Und? Ist es schlimm das es Menschen gibt die auf eine weitere, digitale, Revolution verzichten können. Die mit dem zufrieden sind was sie haben und nicht jeden Trend hinterher hetzen. Die mittlerweile genug gestrukturwandelt worden sind, weil mit jedem Wandel auch ein Stück von dem verloren geht, was die Region ausmacht.

Ist es Neid, der die Bewohner der gesichtslosen Metropolen wie Frankfurt, München, Hamburg, Berlin usw. dazu veranlasst immer nur die grauen Fassaden und rauchende Schlote zu sehen?
Ich kann es verstehen wenn auswärtige Goldgräber denken sie könnten hier den einen oder anderen Nugget ausbuddeln. Aber das Ruhrgebiet ist, anders als die Retorten-Metropolen, eine gewachsene Struktur. Was hier steht und entstand, steht schon lange. Das Ruhrgebiet ist eine Region die ihre Stärke aus der Beständigkeit, nicht aus dem stehten Wandel schöpft.

Was sollen wir mit einer "digitalen Medienrevolution"? Etwas das man nicht anfassen, nicht riechen, nicht schmecken, nicht einmal sehen kann?
Digitale Medienrevolutionen sind schön und gut. Aber sie sind auch so vergänglich wie ein laues Sommerlüftchen. Das Ruhrgebiet formte sich aber nicht aus lauen Sommerlüftchen, sondern aus Kohle, Stahl und Kartoffelacker.


strappato   2006-07-16  
Die Perlen? Den Wissenschaftspark Gelsenkirchen haben die nur vollbekommen, indem die Kriterien zur Einmietung geändert wurden. Nun residieren da so innovative Unternehmen wie eine Arztpraxis zur Kinderwunschtherapie, IT-Service, Consultingfirmen, ein PR-Büro usw. Das Institut für Arbeit und Technik, das Teil des Wissenschaftszentrums NRW ist, wird demnächst aufgelöst. Mal sehen wer dann als Mieter reinkommt.
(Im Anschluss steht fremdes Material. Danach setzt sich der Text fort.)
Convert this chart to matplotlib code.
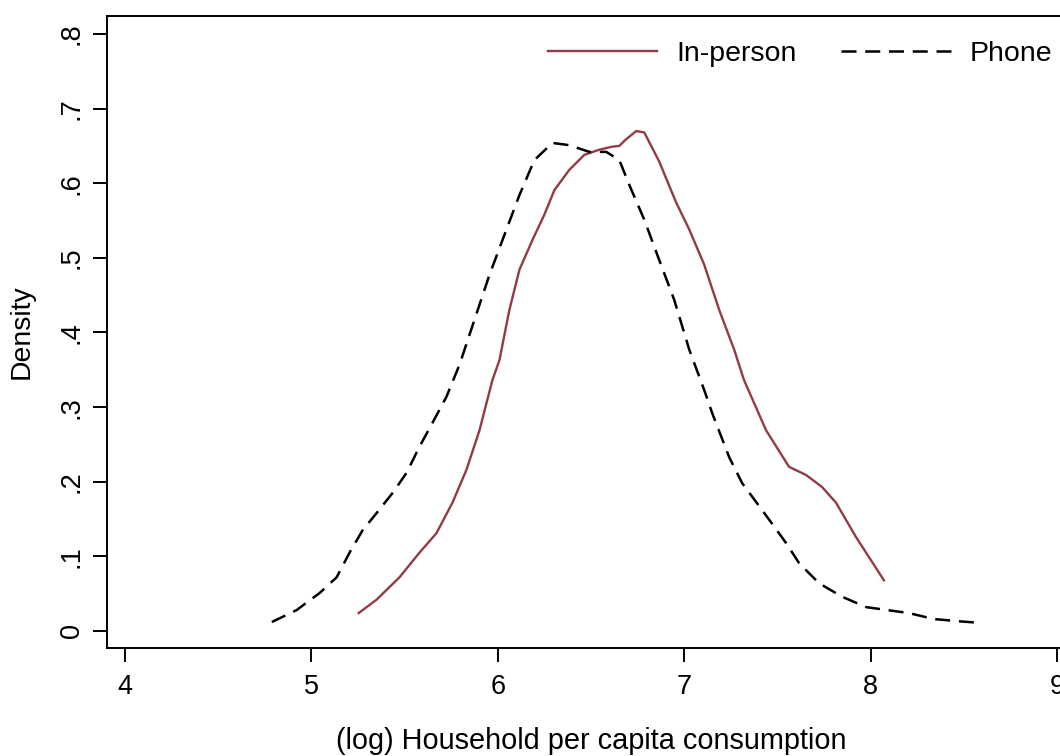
import matplotlib
matplotlib.use("Agg")
import matplotlib.pyplot as plt

plt.rcParams['font.family'] = ['Liberation Sans', 'DejaVu Sans']

# In-person density curve
inperson_x = [5.254, 5.350, 5.473, 5.580, 5.671, 5.757, 5.832, 5.902, 5.971, 6.009,
              6.062, 6.116, 6.186, 6.250, 6.304, 6.384, 6.464, 6.545, 6.614, 6.652,
              6.684, 6.743, 6.786, 6.866, 6.957, 7.027, 7.107, 7.188, 7.268, 7.321,
              7.439, 7.562, 7.654, 7.739, 7.814, 7.921, 8.071]
inperson_y = [0.024, 0.042, 0.072, 0.105, 0.131, 0.172, 0.216, 0.269, 0.336, 0.363,
              0.430, 0.484, 0.524, 0.558, 0.591, 0.618, 0.638, 0.645, 0.649, 0.650,
              0.658, 0.670, 0.668, 0.629, 0.574, 0.538, 0.491, 0.430, 0.377, 0.336,
              0.269, 0.220, 0.209, 0.193, 0.172, 0.126, 0.068]

# Phone density curve
phone_x = [4.788, 4.921, 5.045, 5.136, 5.205, 5.275, 5.350, 5.436, 5.511, 5.580,
           5.650, 5.725, 5.795, 5.875, 5.955, 6.036, 6.116, 6.196, 6.293, 6.384,
           6.491, 6.582, 6.652, 6.705, 6.786, 6.866, 6.946, 7.027, 7.107, 7.150,
           7.241, 7.311, 7.418, 7.546, 7.616, 7.723, 7.846, 7.975, 8.205, 8.339,
           8.473, 8.580]
phone_y = [0.012, 0.028, 0.051, 0.072, 0.105, 0.135, 0.158, 0.185, 0.212, 0.247,
           0.279, 0.314, 0.357, 0.417, 0.477, 0.531, 0.584, 0.631, 0.654, 0.651,
           0.642, 0.642, 0.631, 0.598, 0.551, 0.497, 0.444, 0.377, 0.323, 0.292,
           0.233, 0.198, 0.162, 0.118, 0.091, 0.064, 0.046, 0.032, 0.024, 0.016,
           0.013, 0.011]

xticks = [4, 5, 6, 7, 8, 9]
yticks = [0, 0.1, 0.2, 0.3, 0.4, 0.5, 0.6, 0.7, 0.8]
ytick_labels = ["0", ".1", ".2", ".3", ".4", ".5", ".6", ".7", ".8"]

W, H = 1060, 756
fig = plt.figure(figsize=(W / 100, H / 100), dpi=100)
left, right, top, bottom = 107, 1075, 16, 648
ax = fig.add_axes([left / W, 1 - bottom / H, (right - left) / W, (bottom - top) / H])

fs_tick = 19.5
fs_lab = 20.8
ax.plot(inperson_x, inperson_y, color='#933B45', lw=1.7, label='In-person',
        solid_joinstyle='round')
ax.plot(phone_x, phone_y, color='black', lw=1.8, linestyle=(0, (6, 3.5)), label='Phone')

ax.set_xlim(3.904, 9.096)
ax.set_ylim(-0.0228, 0.8241)
ax.set_xticks(xticks)
ax.set_yticks(yticks)
ax.set_yticklabels(ytick_labels, rotation=90, va='center')
ax.tick_params(axis='both', direction='out', length=10, width=1.4, labelsize=fs_tick, color='black')
ax.tick_params(axis='y', pad=6)
ax.tick_params(axis='x', pad=9)
for s in ax.spines.values():
    s.set_linewidth(1.4)

ax.set_ylabel('Density', fontsize=20.4)
ax.yaxis.set_label_coords((35 - left) / (right - left), (bottom - 332) / (bottom - top))
ax.set_xlabel('(log) Household per capita consumption', fontsize=fs_lab)
ax.xaxis.set_label_coords(0.5, (bottom - 727) / (bottom - top))

fig.legend(loc='center left', bbox_to_anchor=(548 / W, 1 - 54 / H), ncol=2,
           frameon=False, fontsize=20.5, handlelength=3.83, handletextpad=0.67,
           columnspacing=1.58, borderpad=0, borderaxespad=0)

fig.savefig('out.png', dpi=100)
Ich würde sogar soweit gehen, dass überall die Menschen auf eine digitale Revolution verzichten können, zumindest in der Form, wie sie zur Zeit propagiert wird. Ich bin auch der Ansicht, dass das Ruhrgebiet eine denkbar schlechte Region für solche Medienexperimente wie das von der WAZ ist. Da wird viel kaputt gemacht werden. Nochmal zur Verdeutlichung: Die Parallelgesellschaft besteht aus den max. 10%, die dann die Lokalnachrichten im Internet verfolgen und kommentieren. Der Rest wird es nicht mitbekommen, weil es keinen Einfluss auf sein Leben hat. Er vermisst höchstens ein paar Lokalseiten in seiner Zeitung.